REQUIRED TASK:
From the listing below, return each line that includes "with".

** START SOURCE EXCERPT **

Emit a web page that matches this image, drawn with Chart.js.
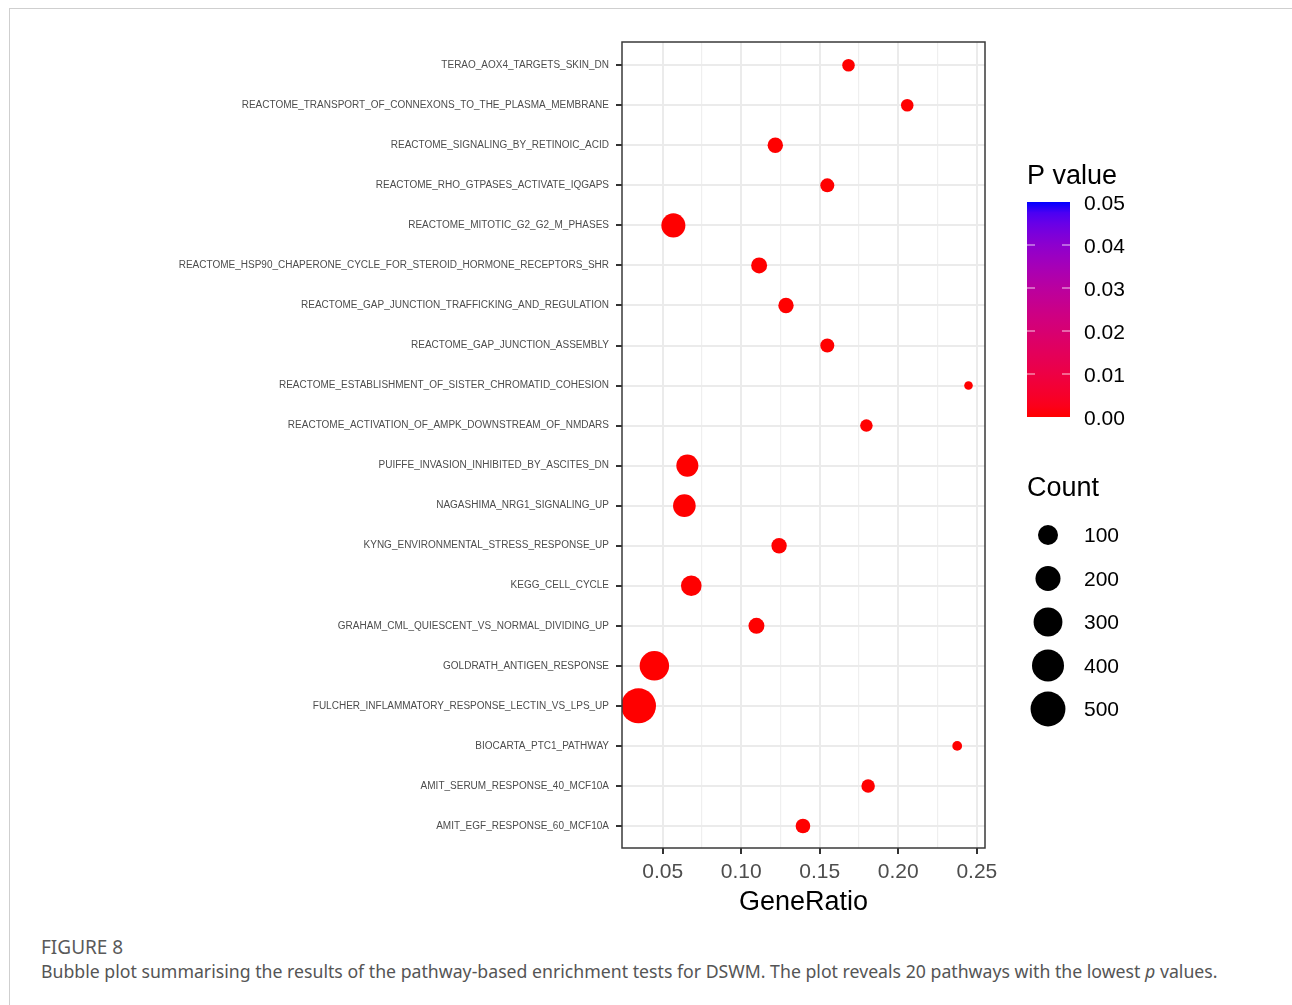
<!DOCTYPE html>
<html>
<head>
<meta charset="utf-8">
<script src="https://cdn.jsdelivr.net/npm/chart.js@4.4.0/dist/chart.umd.min.js"></script>
<style>
  body { margin: 0; background: #fff; }
  #card { position: absolute; left: 9px; top: 8px; right: 0; bottom: 0; border-top: 1px solid #cfcfcf; border-left: 1px solid #cfcfcf; }
  #wrap { position: absolute; left: 0; top: 0; width: 1292px; height: 930px; }
  .cap { position: absolute; left: 41px; font-family: "Noto Sans", sans-serif; line-height: 1; white-space: nowrap; }
  #figno { top: 938px; font-size: 19px; color: #5a5a5a; }
  #captxt { top: 963px; font-size: 17.7px; color: #555; }
</style>
</head>
<body>
<div id="card"></div>
<div id="wrap"><canvas id="bubbles" width="1292" height="930"></canvas></div>
<div class="cap" id="figno">FIGURE 8</div>
<div class="cap" id="captxt">Bubble plot summarising the results of the pathway-based enrichment tests for DSWM. The plot reveals 20 pathways with the lowest <i>p</i> values.</div>
<script>
// pathways listed top to bottom as in the figure
var pathways = [
    'TERAO_AOX4_TARGETS_SKIN_DN',
    'REACTOME_TRANSPORT_OF_CONNEXONS_TO_THE_PLASMA_MEMBRANE',
    'REACTOME_SIGNALING_BY_RETINOIC_ACID',
    'REACTOME_RHO_GTPASES_ACTIVATE_IQGAPS',
    'REACTOME_MITOTIC_G2_G2_M_PHASES',
    'REACTOME_HSP90_CHAPERONE_CYCLE_FOR_STEROID_HORMONE_RECEPTORS_SHR',
    'REACTOME_GAP_JUNCTION_TRAFFICKING_AND_REGULATION',
    'REACTOME_GAP_JUNCTION_ASSEMBLY',
    'REACTOME_ESTABLISHMENT_OF_SISTER_CHROMATID_COHESION',
    'REACTOME_ACTIVATION_OF_AMPK_DOWNSTREAM_OF_NMDARS',
    'PUIFFE_INVASION_INHIBITED_BY_ASCITES_DN',
    'NAGASHIMA_NRG1_SIGNALING_UP',
    'KYNG_ENVIRONMENTAL_STRESS_RESPONSE_UP',
    'KEGG_CELL_CYCLE',
    'GRAHAM_CML_QUIESCENT_VS_NORMAL_DIVIDING_UP',
    'GOLDRATH_ANTIGEN_RESPONSE',
    'FULCHER_INFLAMMATORY_RESPONSE_LECTIN_VS_LPS_UP',
    'BIOCARTA_PTC1_PATHWAY',
    'AMIT_SERUM_RESPONSE_40_MCF10A',
    'AMIT_EGF_RESPONSE_60_MCF10A'
];
var geneRatio = [0.1683, 0.2057, 0.1217, 0.1548, 0.0568, 0.1114, 0.1285, 0.1548, 0.2447, 0.1797,
                 0.0657, 0.0638, 0.1241, 0.0682, 0.1097, 0.0447, 0.0346, 0.2375, 0.1808, 0.1393];
var counts = [18, 18, 40, 28, 177, 46, 40, 28, 7, 18,
              136, 148, 40, 111, 46, 318, 505, 8, 24, 33];
var pValues = [2e-5, 3e-5, 1e-5, 2e-5, 1e-6, 3e-5, 2e-5, 3e-5, 4e-5, 4e-5,
               1e-6, 1e-6, 2e-5, 1e-6, 2e-5, 1e-7, 1e-8, 4e-5, 3e-5, 2e-5];

var xTicks = [0.05, 0.10, 0.15, 0.20, 0.25];
var xMinorTicks = [0.075, 0.125, 0.175, 0.225];
var pBreaks = [0, 0.01, 0.02, 0.03, 0.04, 0.05];
var countBreaks = [100, 200, 300, 400, 500];
var pMax = 0.05;

// ggplot style 5% expansion of the continuous axis
var xLo = Math.min.apply(null, geneRatio), xHi = Math.max.apply(null, geneRatio);
var xMin = xLo - (xHi - xLo) * 0.05, xMax = xHi + (xHi - xLo) * 0.05;

// size scale: area-like mapping of count to radius
var cMin = Math.min.apply(null, counts), cMax = Math.max.apply(null, counts);
var rMin = 4.3, rMax = 17.5;
function sizeR(c) {
    return rMin + (rMax - rMin) * Math.sqrt(Math.max(0, (c - cMin) / (cMax - cMin)));
}

// red -> blue gradient in Lab space (like scale_colour_gradient)
function toLin(c) { c /= 255; return c <= 0.04045 ? c / 12.92 : Math.pow((c + 0.055) / 1.055, 2.4); }
function toSrgb(c) {
    c = c <= 0.0031308 ? 12.92 * c : 1.055 * Math.pow(c, 1 / 2.4) - 0.055;
    return Math.round(Math.max(0, Math.min(1, c)) * 255);
}
function rgb2lab(r, g, b) {
    var R = toLin(r), G = toLin(g), B = toLin(b);
    var X = (0.4124 * R + 0.3576 * G + 0.1805 * B) / 0.95047;
    var Y = 0.2126 * R + 0.7152 * G + 0.0722 * B;
    var Z = (0.0193 * R + 0.1192 * G + 0.9505 * B) / 1.08883;
    function f(t) { return t > 0.008856 ? Math.cbrt(t) : 7.787 * t + 16 / 116; }
    var fx = f(X), fy = f(Y), fz = f(Z);
    return [116 * fy - 16, 500 * (fx - fy), 200 * (fy - fz)];
}
function lab2rgb(L, a, b) {
    var fy = (L + 16) / 116, fx = fy + a / 500, fz = fy - b / 200;
    function g(t) { return t > 0.206893 ? t * t * t : (t - 16 / 116) / 7.787; }
    var X = g(fx) * 0.95047, Y = g(fy), Z = g(fz) * 1.08883;
    var R = 3.2406 * X - 1.5372 * Y - 0.4986 * Z;
    var G = -0.9689 * X + 1.8758 * Y + 0.0415 * Z;
    var B = 0.0557 * X - 0.2040 * Y + 1.0570 * Z;
    return 'rgb(' + toSrgb(R) + ',' + toSrgb(G) + ',' + toSrgb(B) + ')';
}
var labLow = rgb2lab(255, 0, 0), labHigh = rgb2lab(0, 0, 255);
function pColor(p) {
    var t = Math.max(0, Math.min(1, p / pMax));
    return lab2rgb(labLow[0] + (labHigh[0] - labLow[0]) * t,
                   labLow[1] + (labHigh[1] - labLow[1]) * t,
                   labLow[2] + (labHigh[2] - labLow[2]) * t);
}

function isMajorX(v) { return xTicks.indexOf(v) >= 0; }

var points = [];
for (var i = 0; i < pathways.length; i++) {
    points.push({ x: geneRatio[i], y: i, r: sizeR(counts[i]) });
}

var panelAndLegends = {
    id: 'panelAndLegends',
    afterDatasetsDraw: function (chart) {
        var ctx = chart.ctx, a = chart.chartArea;
        ctx.save();
        ctx.strokeStyle = '#3a3a3a';
        ctx.lineWidth = 1.5;
        ctx.strokeRect(a.left, a.top, a.right - a.left, a.bottom - a.top);
        ctx.restore();
    },
    afterDraw: function (chart) {
        var ctx = chart.ctx;
        ctx.save();
        ctx.textAlign = 'left';
        ctx.textBaseline = 'middle';
        ctx.fillStyle = '#000';
        ctx.font = '27px "Liberation Sans", Arial, sans-serif';
        ctx.fillText('P value', 1027, 177);

        // colour bar
        var barX = 1027, barW = 43, barTop = 202, barBot = 417;
        var grad = ctx.createLinearGradient(0, barBot, 0, barTop);
        for (var k = 0; k <= 20; k++) grad.addColorStop(k / 20, pColor(k / 20 * pMax));
        ctx.fillStyle = grad;
        ctx.fillRect(barX, barTop, barW, barBot - barTop);
        ctx.font = '21px "Liberation Sans", Arial, sans-serif';
        for (var j = 0; j < pBreaks.length; j++) {
            var yy = barBot - (pBreaks[j] / pMax) * (barBot - barTop);
            if (j > 0 && j < pBreaks.length - 1) {
                ctx.strokeStyle = 'rgba(255,255,255,0.8)';
                ctx.lineWidth = 1;
                ctx.beginPath();
                ctx.moveTo(barX, yy); ctx.lineTo(barX + 8, yy);
                ctx.moveTo(barX + barW - 8, yy); ctx.lineTo(barX + barW, yy);
                ctx.stroke();
            }
            ctx.fillStyle = '#000';
            ctx.fillText(pBreaks[j].toFixed(2), 1084, yy + 2);
        }

        // size legend
        ctx.font = '27px "Liberation Sans", Arial, sans-serif';
        ctx.fillText('Count', 1027, 489);
        ctx.font = '21px "Liberation Sans", Arial, sans-serif';
        for (var m = 0; m < countBreaks.length; m++) {
            var cy = 535 + m * 43.5;
            ctx.fillStyle = '#000';
            ctx.beginPath();
            ctx.arc(1048, cy, sizeR(countBreaks[m]), 0, Math.PI * 2);
            ctx.fill();
            ctx.fillText(String(countBreaks[m]), 1084, cy + 1.5);
        }
        ctx.restore();
    }
};

Chart.defaults.font.family = '"Liberation Sans", Arial, sans-serif';

var ctx = document.getElementById('bubbles');
var bubbleChart = new Chart(ctx, {
    type: 'bubble',
    data: {
        datasets: [{
            label: 'Count',
            data: points,
            backgroundColor: pValues.map(pColor),
            borderWidth: 0,
            hoverBorderWidth: 0,
            clip: 0
        }]
    },
    options: {
        responsive: false,
        animation: false,
        layout: { padding: { left: 0, top: 42, right: 307, bottom: 0 } },
        plugins: { legend: { display: false }, tooltip: { enabled: false } },
        scales: {
            x: {
                type: 'linear',
                min: xMin,
                max: xMax,
                afterBuildTicks: function (scale) {
                    scale.ticks = xTicks.concat(xMinorTicks).sort(function (a, b) { return a - b; })
                        .map(function (v) { return { value: v }; });
                },
                afterFit: function (scale) { scale.height = 82; },
                border: { display: false },
                grid: {
                    color: function (c) { return c.tick && isMajorX(c.tick.value) ? '#ebebeb' : '#efefef'; },
                    lineWidth: function (c) { return c.tick && isMajorX(c.tick.value) ? 2 : 1.2; },
                    tickColor: function (c) { return c.tick && isMajorX(c.tick.value) ? '#333' : 'rgba(0,0,0,0)'; },
                    tickLength: 6,
                    tickWidth: 2
                },
                ticks: {
                    autoSkip: false,
                    maxRotation: 0,
                    padding: 6,
                    color: '#4d4d4d',
                    font: { size: 21 },
                    callback: function (v) { return isMajorX(v) ? v.toFixed(2) : ''; }
                },
                title: {
                    display: true,
                    text: 'GeneRatio',
                    color: '#000',
                    font: { size: 27 },
                    padding: { top: 0, bottom: 11 }
                }
            },
            y: {
                type: 'linear',
                reverse: true,
                min: -0.58,
                max: pathways.length - 0.45,
                afterBuildTicks: function (scale) {
                    scale.ticks = pathways.map(function (p, idx) { return { value: idx }; });
                },
                afterFit: function (scale) { scale.width = 622; },
                border: { display: false },
                grid: {
                    color: '#ebebeb',
                    lineWidth: 2,
                    tickColor: '#333',
                    tickLength: 6,
                    tickWidth: 2
                },
                ticks: {
                    autoSkip: false,
                    padding: 7,
                    color: '#4d4d4d',
                    font: { size: 10 },
                    callback: function (v) { return pathways[v]; }
                }
            }
        }
    },
    plugins: [panelAndLegends]
});
</script>
</body>
</html>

** END SOURCE EXCERPT **

COMPLETE ANSWER:
Emit a web page that matches this image, drawn with Chart.js.
<div class="cap" id="captxt">Bubble plot summarising the results of the pathway-based enrichment tests for DSWM. The plot reveals 20 pathways with the lowest <i>p</i> values.</div>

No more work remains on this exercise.